→ **TASK GOAL**:
Retype, exactly as they stand, the lines from the start of the data to the line that contains "fig.patch.set_facecolor('white')", both ends included. Leave the pictures out.

Entries with chart source code
* Begin *
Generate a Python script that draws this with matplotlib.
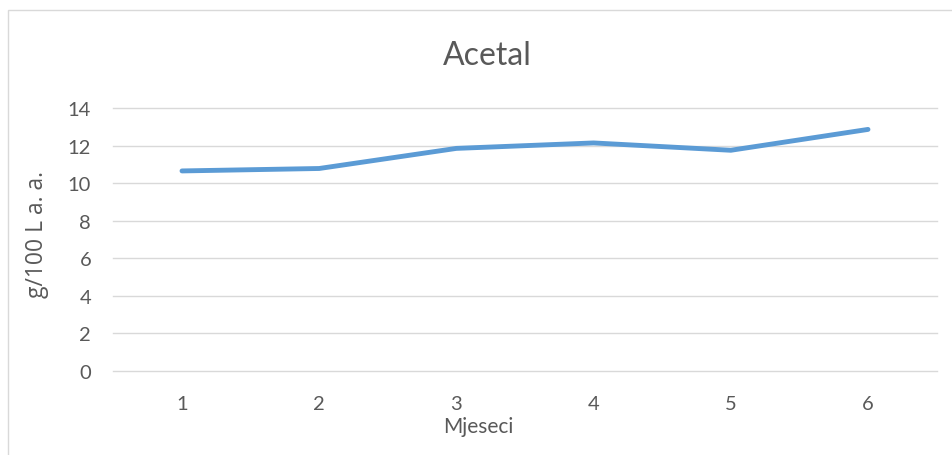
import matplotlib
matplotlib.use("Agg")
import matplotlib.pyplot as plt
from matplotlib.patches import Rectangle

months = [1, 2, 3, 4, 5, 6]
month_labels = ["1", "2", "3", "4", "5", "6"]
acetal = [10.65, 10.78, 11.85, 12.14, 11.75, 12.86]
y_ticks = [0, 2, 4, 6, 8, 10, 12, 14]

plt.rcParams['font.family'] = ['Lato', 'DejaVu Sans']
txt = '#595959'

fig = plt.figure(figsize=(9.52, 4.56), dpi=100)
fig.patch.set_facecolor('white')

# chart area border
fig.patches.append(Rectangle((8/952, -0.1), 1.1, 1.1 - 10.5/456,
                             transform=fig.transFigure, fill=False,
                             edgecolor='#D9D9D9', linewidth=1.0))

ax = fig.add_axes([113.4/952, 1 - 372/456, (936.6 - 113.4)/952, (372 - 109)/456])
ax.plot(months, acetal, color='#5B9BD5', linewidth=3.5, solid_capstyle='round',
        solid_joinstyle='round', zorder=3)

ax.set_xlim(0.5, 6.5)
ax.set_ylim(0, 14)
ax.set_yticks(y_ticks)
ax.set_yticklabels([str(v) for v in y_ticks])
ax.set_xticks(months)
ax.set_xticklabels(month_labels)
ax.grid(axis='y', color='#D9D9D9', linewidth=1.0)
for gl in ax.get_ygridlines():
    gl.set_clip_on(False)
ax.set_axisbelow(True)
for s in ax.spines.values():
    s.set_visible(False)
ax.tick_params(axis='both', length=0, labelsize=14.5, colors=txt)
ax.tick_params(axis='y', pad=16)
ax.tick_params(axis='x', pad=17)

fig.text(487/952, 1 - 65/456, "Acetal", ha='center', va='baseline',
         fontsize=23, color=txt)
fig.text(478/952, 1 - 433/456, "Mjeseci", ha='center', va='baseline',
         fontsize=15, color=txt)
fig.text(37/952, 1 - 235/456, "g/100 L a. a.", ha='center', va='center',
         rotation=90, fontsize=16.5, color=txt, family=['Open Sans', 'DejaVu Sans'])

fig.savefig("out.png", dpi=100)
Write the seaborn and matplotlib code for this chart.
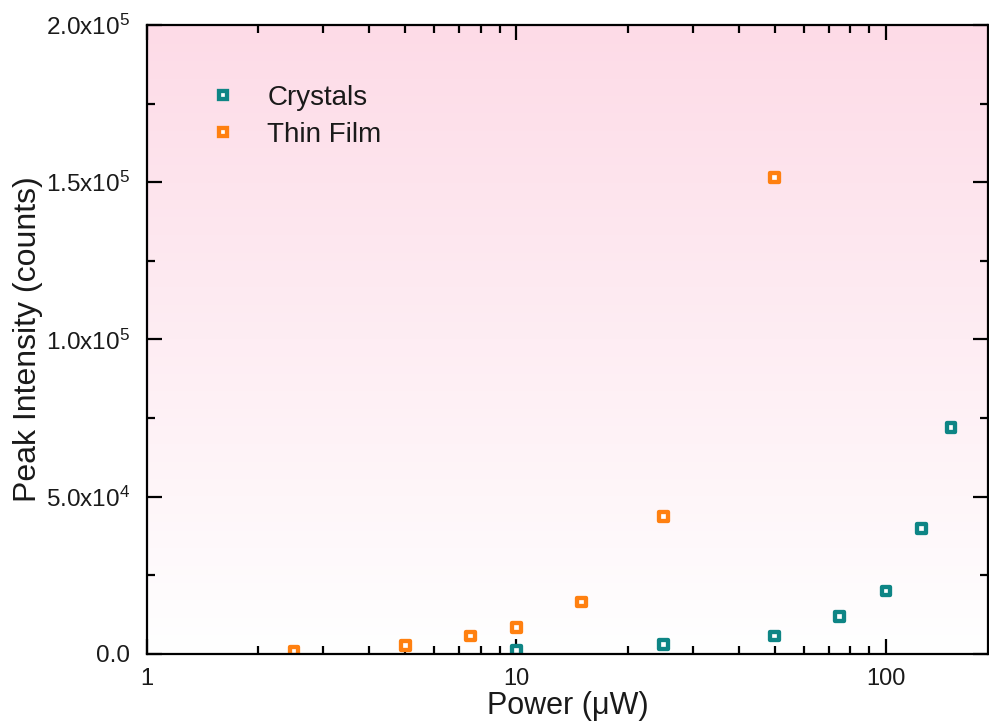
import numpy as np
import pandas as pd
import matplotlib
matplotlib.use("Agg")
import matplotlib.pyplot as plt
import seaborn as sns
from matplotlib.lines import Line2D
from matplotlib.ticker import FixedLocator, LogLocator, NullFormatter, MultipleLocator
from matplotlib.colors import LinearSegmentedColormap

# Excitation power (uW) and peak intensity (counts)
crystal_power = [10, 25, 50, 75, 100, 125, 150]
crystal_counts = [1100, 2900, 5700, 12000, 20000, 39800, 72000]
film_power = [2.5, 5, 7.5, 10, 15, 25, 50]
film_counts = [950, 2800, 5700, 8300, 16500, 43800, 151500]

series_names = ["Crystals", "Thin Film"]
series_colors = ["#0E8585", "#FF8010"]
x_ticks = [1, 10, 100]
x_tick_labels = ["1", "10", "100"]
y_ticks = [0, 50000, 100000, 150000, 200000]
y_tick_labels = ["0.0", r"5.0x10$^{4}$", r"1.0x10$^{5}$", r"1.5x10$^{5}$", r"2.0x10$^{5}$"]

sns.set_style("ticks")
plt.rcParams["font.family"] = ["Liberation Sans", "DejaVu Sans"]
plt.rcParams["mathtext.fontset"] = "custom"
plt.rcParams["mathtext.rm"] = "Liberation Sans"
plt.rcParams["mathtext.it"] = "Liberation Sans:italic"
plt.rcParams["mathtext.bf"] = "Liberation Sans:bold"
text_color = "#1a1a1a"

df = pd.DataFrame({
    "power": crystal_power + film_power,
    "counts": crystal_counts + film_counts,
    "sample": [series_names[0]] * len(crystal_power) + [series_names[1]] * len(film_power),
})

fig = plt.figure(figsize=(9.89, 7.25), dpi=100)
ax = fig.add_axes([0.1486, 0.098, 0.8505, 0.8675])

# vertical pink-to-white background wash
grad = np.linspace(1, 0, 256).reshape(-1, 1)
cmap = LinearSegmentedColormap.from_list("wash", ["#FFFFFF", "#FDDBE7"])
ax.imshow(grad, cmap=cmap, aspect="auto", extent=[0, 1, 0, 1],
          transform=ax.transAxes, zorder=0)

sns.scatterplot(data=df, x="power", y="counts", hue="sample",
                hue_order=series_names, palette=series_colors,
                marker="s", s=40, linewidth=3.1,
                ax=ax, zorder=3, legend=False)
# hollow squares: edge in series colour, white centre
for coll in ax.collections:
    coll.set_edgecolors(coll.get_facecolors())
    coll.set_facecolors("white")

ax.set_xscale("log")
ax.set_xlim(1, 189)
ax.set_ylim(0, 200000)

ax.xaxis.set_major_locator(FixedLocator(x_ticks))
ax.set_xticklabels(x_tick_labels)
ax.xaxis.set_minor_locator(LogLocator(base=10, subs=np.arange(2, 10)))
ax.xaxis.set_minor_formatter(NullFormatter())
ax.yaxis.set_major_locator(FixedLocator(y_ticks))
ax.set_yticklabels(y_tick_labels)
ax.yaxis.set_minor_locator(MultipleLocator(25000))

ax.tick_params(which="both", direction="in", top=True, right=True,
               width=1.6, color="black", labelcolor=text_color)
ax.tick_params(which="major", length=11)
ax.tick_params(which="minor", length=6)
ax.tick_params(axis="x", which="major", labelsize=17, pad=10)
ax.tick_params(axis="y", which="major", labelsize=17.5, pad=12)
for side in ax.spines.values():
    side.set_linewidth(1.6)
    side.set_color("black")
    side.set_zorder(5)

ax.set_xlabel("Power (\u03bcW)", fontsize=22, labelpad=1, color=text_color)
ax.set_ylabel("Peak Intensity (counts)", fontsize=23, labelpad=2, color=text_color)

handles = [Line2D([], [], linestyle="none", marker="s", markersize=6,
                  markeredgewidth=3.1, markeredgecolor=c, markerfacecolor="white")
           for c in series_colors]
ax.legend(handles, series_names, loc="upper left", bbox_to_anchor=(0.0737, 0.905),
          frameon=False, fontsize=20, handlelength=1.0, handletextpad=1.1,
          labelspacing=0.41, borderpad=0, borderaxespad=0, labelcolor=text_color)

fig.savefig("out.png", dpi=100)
* End *
→ **SOLUTION TO THIS EXERCISE**:
Generate a Python script that draws this with matplotlib.
import matplotlib
matplotlib.use("Agg")
import matplotlib.pyplot as plt
from matplotlib.patches import Rectangle

months = [1, 2, 3, 4, 5, 6]
month_labels = ["1", "2", "3", "4", "5", "6"]
acetal = [10.65, 10.78, 11.85, 12.14, 11.75, 12.86]
y_ticks = [0, 2, 4, 6, 8, 10, 12, 14]

plt.rcParams['font.family'] = ['Lato', 'DejaVu Sans']
txt = '#595959'

fig = plt.figure(figsize=(9.52, 4.56), dpi=100)
fig.patch.set_facecolor('white')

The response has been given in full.